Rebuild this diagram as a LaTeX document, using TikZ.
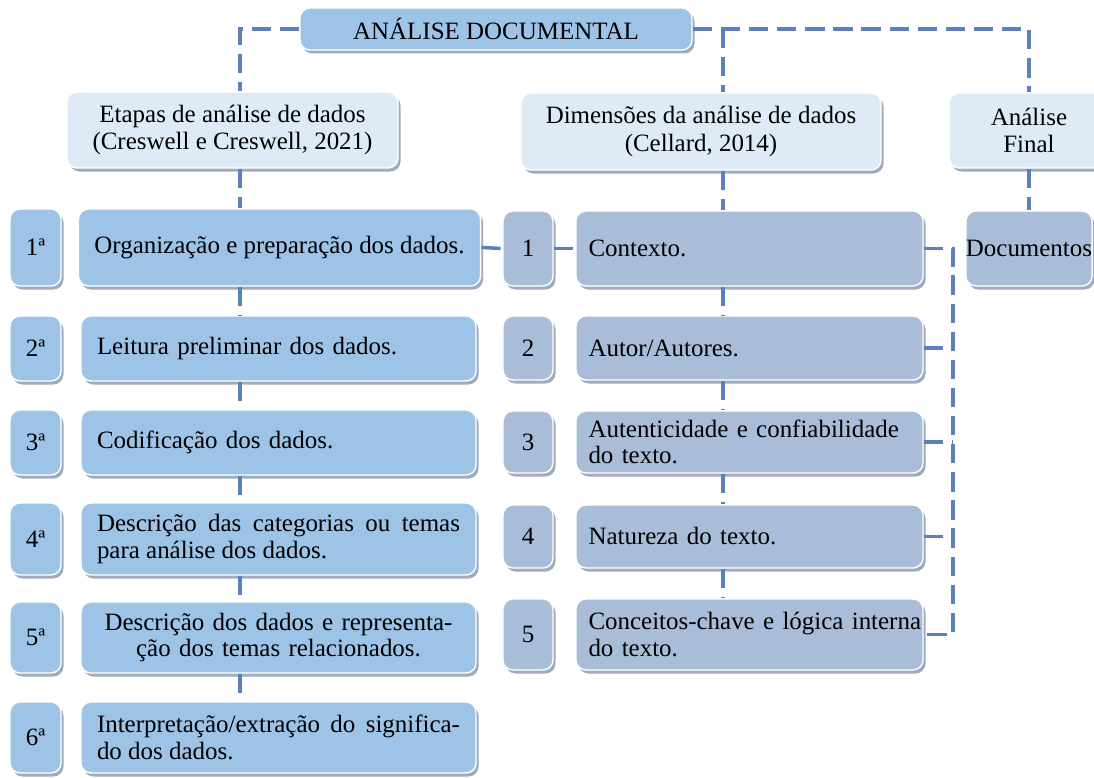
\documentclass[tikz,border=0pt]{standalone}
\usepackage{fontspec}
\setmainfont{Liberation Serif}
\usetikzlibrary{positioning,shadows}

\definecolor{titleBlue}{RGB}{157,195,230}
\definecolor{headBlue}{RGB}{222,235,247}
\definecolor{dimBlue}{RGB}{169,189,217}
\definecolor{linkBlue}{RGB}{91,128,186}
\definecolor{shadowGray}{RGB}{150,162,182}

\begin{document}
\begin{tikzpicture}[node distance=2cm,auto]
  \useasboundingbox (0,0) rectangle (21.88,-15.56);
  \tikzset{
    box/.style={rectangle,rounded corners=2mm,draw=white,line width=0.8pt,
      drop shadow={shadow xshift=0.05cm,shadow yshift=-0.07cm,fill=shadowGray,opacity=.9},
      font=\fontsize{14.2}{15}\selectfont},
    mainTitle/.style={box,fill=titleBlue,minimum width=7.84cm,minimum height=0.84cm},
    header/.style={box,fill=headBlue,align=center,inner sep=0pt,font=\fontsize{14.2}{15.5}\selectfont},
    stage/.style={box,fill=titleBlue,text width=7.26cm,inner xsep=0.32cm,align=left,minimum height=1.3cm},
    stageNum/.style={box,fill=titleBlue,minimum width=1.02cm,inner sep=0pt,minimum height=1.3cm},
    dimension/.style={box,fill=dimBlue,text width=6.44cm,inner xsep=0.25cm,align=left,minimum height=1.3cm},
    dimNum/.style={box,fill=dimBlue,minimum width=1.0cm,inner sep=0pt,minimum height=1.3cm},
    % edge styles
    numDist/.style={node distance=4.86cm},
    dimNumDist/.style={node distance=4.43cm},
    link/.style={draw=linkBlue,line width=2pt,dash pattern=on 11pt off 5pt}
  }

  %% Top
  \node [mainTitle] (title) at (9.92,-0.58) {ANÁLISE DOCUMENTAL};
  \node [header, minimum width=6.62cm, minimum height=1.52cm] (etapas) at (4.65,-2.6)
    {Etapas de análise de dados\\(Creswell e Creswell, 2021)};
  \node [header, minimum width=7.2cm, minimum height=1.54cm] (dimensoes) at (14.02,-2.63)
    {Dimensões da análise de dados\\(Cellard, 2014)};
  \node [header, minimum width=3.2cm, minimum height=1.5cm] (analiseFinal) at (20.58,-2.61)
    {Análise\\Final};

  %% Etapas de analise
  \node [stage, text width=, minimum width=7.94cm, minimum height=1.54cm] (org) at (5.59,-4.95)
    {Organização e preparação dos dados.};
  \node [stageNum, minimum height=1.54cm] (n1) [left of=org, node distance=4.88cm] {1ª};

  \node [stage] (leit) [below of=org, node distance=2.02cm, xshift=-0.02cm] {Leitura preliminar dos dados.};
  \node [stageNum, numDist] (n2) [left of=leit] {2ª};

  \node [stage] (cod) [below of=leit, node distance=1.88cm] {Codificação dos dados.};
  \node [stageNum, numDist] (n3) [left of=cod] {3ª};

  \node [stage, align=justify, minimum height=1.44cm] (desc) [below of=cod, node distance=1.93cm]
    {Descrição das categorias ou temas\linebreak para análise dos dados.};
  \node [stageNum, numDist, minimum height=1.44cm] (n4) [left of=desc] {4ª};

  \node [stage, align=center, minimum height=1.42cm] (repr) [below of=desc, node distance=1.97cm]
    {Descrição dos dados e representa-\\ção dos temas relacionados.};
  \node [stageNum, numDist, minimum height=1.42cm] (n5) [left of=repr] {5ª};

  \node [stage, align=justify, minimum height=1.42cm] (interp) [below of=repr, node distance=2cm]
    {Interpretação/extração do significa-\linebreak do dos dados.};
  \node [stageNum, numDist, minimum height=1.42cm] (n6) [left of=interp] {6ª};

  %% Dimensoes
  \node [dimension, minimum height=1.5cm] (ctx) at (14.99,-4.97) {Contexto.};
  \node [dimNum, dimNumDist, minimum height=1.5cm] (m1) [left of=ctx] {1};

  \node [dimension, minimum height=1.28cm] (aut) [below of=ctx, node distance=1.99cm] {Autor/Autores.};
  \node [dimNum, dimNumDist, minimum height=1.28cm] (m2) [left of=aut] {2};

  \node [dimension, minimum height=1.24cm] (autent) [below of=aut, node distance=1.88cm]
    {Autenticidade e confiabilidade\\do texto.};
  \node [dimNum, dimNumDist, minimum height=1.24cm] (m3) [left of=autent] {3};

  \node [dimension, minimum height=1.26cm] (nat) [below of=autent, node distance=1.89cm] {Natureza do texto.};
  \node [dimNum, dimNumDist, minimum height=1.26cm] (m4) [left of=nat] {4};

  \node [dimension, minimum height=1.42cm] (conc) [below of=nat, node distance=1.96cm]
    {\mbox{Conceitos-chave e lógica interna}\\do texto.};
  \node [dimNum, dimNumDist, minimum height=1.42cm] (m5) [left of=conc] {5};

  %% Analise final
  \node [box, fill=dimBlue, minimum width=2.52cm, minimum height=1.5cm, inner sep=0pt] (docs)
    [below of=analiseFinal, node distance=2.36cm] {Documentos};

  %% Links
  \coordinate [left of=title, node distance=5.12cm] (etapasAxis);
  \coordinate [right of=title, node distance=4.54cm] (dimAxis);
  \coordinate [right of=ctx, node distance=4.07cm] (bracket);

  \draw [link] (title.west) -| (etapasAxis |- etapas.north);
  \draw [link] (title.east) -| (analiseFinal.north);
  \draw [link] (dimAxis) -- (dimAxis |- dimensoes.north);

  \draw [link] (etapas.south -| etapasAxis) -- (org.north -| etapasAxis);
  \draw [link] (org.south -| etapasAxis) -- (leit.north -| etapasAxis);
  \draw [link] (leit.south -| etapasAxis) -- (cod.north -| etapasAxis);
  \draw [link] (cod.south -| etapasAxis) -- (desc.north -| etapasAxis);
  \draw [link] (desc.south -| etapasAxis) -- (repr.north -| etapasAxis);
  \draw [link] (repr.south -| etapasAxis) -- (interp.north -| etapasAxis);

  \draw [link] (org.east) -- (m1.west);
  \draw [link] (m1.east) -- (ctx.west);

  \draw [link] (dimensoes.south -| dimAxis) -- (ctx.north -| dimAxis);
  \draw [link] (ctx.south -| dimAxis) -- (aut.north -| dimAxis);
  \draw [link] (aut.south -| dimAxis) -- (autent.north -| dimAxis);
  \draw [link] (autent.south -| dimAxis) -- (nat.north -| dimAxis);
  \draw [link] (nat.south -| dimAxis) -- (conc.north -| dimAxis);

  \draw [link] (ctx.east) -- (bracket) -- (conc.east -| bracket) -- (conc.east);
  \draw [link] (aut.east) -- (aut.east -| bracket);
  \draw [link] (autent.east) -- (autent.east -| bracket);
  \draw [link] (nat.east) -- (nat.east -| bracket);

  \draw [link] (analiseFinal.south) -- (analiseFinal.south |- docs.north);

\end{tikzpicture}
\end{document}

────

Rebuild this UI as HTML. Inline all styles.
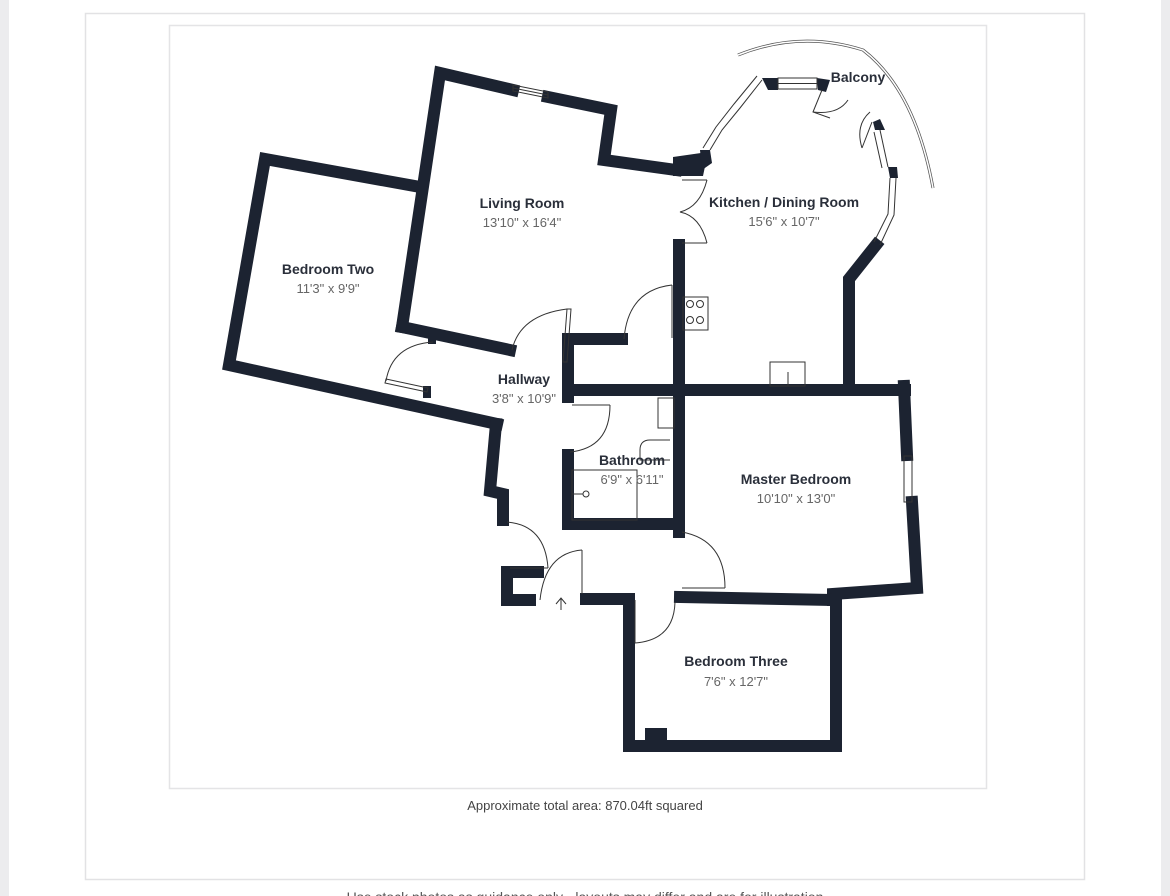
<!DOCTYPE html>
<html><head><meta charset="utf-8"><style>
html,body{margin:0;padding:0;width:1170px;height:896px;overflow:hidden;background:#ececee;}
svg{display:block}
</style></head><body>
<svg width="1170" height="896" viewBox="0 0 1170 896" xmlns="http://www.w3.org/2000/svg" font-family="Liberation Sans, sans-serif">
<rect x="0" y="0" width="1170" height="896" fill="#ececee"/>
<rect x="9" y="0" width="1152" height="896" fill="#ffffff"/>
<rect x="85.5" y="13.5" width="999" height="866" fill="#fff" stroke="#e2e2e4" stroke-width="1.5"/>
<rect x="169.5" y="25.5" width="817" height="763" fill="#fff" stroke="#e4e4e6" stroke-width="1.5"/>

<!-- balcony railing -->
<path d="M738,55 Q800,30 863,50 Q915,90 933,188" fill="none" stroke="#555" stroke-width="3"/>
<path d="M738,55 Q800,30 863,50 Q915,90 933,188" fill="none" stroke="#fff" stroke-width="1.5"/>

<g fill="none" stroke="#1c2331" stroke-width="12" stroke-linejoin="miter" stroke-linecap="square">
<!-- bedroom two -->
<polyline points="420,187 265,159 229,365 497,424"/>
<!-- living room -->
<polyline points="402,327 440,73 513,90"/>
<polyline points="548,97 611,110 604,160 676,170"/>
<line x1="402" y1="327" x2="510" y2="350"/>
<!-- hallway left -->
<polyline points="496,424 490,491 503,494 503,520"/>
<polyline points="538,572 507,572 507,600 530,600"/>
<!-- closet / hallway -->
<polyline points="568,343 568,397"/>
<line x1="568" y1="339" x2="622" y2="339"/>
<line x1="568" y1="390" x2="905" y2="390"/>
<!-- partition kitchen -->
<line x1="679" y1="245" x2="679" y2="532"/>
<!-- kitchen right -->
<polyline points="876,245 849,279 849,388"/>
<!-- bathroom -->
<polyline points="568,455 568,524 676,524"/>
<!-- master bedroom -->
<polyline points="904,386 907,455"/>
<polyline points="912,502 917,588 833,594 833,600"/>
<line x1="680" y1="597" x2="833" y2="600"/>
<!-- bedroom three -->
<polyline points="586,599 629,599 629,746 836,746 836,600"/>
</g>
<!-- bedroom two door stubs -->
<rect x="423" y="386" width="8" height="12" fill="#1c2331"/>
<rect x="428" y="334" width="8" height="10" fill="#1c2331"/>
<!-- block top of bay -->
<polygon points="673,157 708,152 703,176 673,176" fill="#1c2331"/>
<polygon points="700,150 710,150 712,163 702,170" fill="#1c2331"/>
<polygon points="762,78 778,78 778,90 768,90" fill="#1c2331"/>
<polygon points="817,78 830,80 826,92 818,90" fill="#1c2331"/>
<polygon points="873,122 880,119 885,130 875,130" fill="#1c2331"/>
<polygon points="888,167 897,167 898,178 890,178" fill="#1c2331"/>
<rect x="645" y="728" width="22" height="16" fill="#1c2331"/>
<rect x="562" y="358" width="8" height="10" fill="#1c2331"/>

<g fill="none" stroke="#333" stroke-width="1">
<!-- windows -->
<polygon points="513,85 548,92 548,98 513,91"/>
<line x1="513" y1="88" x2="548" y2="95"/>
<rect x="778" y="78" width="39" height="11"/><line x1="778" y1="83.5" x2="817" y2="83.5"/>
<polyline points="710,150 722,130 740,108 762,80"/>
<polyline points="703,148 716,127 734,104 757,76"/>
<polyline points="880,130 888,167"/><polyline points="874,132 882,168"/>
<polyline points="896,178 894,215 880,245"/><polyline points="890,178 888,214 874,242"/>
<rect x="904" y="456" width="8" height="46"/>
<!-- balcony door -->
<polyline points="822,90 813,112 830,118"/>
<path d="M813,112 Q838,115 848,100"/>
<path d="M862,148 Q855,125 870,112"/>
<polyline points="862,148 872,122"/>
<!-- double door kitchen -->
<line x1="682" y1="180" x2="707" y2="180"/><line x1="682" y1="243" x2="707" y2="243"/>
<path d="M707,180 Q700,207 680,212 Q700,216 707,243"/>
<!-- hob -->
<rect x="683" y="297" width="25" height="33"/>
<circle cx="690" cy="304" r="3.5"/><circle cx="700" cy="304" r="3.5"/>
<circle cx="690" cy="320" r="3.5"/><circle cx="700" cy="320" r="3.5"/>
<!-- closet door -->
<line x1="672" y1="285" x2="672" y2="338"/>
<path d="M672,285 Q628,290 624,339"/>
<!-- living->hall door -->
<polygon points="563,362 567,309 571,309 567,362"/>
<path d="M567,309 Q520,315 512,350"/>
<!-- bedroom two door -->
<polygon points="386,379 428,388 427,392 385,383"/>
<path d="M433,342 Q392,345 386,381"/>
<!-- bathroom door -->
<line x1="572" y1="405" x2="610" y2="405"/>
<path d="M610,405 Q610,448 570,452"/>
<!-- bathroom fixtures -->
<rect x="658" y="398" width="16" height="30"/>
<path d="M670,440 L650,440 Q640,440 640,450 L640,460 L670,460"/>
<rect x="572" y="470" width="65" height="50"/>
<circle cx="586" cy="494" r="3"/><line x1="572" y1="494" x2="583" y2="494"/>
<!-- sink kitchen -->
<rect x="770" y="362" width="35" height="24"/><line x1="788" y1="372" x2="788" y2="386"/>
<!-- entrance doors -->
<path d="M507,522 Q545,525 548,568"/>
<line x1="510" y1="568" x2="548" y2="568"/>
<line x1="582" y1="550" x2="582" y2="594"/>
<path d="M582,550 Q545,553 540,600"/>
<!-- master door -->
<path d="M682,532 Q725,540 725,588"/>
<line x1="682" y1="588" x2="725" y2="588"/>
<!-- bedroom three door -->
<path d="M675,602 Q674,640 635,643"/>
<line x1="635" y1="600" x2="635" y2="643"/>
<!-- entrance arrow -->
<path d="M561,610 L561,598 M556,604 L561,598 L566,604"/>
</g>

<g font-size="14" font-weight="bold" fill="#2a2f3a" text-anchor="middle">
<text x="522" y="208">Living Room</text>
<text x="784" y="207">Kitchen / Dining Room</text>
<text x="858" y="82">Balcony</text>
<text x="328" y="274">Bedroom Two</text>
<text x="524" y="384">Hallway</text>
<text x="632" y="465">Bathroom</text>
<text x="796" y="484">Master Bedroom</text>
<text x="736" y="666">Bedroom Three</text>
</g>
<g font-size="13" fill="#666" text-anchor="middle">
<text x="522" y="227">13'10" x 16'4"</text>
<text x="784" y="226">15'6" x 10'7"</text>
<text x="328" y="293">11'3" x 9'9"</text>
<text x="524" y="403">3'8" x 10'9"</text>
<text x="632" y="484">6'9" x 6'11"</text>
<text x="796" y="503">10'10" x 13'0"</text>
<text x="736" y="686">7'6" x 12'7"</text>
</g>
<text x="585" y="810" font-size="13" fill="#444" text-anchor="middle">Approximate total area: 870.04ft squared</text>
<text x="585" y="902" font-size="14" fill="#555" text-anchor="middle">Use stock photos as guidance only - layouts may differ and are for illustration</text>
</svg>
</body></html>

────

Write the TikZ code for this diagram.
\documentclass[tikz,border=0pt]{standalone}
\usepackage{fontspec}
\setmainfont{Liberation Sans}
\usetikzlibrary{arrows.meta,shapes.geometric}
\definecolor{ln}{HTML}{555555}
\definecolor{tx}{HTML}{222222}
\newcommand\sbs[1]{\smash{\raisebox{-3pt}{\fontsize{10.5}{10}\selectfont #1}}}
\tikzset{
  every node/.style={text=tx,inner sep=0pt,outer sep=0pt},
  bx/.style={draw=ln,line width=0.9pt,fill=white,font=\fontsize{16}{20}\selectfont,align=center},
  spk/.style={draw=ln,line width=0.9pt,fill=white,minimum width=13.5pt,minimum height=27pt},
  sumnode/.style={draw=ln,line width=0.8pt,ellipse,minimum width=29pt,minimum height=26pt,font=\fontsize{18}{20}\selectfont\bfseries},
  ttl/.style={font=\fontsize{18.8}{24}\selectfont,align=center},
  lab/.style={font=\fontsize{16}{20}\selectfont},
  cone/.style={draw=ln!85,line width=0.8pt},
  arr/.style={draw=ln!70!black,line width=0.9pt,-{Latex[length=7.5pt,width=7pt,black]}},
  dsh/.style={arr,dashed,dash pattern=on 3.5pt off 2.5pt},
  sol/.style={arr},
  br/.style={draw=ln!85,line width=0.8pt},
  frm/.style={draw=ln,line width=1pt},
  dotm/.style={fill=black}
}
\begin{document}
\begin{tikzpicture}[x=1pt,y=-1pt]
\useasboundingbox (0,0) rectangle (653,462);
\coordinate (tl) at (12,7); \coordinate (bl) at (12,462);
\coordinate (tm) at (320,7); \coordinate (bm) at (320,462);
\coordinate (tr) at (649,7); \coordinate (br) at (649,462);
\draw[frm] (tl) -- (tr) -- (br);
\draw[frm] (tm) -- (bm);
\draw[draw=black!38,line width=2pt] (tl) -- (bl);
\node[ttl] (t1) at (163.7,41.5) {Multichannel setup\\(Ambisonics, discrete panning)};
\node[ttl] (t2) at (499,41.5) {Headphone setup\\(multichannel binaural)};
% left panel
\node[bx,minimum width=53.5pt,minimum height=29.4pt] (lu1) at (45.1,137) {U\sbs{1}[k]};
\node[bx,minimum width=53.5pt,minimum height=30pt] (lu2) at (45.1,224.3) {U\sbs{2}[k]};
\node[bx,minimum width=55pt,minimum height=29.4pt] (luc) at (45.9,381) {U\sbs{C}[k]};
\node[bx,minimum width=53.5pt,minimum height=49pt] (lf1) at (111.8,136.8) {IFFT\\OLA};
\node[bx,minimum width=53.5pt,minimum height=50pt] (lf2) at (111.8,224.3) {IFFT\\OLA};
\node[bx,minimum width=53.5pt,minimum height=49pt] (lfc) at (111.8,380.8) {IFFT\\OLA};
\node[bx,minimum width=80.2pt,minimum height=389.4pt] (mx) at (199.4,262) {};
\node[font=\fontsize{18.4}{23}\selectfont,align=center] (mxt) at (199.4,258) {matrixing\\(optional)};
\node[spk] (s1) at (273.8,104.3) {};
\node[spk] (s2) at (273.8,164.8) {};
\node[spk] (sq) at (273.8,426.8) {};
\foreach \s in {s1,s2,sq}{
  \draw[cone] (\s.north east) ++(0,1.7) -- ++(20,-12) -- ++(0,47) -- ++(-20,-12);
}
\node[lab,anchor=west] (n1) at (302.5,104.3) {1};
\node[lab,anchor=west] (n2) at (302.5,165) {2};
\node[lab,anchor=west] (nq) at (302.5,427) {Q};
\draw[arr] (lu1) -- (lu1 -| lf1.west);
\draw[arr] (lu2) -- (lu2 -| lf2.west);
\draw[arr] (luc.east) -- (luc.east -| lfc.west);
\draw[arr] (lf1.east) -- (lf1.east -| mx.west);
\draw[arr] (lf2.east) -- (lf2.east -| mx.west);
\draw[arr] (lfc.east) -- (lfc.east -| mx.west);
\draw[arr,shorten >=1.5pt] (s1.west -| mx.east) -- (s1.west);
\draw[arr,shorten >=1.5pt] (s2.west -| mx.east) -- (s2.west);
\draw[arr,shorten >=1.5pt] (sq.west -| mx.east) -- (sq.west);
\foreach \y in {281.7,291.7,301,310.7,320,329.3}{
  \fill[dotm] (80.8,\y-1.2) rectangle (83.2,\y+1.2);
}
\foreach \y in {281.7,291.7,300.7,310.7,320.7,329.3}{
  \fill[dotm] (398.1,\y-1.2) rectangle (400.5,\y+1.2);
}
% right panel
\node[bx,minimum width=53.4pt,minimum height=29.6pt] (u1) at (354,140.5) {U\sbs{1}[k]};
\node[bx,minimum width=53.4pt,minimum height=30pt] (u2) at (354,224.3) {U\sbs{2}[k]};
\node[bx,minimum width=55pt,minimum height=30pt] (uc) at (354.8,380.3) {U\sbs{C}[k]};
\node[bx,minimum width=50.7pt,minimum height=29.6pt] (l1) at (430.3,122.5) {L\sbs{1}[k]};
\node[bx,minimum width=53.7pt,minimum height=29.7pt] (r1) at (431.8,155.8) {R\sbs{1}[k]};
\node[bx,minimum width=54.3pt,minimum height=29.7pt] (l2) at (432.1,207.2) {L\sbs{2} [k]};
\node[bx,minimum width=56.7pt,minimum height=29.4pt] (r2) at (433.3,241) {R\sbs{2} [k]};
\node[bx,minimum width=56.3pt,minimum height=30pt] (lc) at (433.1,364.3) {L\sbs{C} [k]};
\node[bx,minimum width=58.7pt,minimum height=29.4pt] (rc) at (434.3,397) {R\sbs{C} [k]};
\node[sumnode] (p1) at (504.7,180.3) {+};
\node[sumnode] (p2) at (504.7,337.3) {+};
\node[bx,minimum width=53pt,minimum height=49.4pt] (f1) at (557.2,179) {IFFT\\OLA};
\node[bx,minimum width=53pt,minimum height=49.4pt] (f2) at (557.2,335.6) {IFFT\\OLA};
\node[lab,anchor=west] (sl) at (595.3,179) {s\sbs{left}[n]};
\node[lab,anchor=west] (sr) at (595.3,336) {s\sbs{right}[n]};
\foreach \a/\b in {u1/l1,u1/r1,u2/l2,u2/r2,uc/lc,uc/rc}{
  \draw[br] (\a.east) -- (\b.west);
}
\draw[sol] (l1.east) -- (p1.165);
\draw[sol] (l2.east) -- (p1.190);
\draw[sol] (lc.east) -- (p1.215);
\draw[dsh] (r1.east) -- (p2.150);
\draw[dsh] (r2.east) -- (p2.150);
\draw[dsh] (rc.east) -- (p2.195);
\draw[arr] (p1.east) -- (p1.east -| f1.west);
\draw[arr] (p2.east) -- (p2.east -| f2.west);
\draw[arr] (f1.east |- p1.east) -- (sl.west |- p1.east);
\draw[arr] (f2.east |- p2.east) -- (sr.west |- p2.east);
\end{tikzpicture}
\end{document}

────

▸ What is being asked: Copy every line of the listing where the word "diagram" appears.

▸ In response:
Rebuild this diagram as a LaTeX document, using TikZ.
Write the TikZ code for this diagram.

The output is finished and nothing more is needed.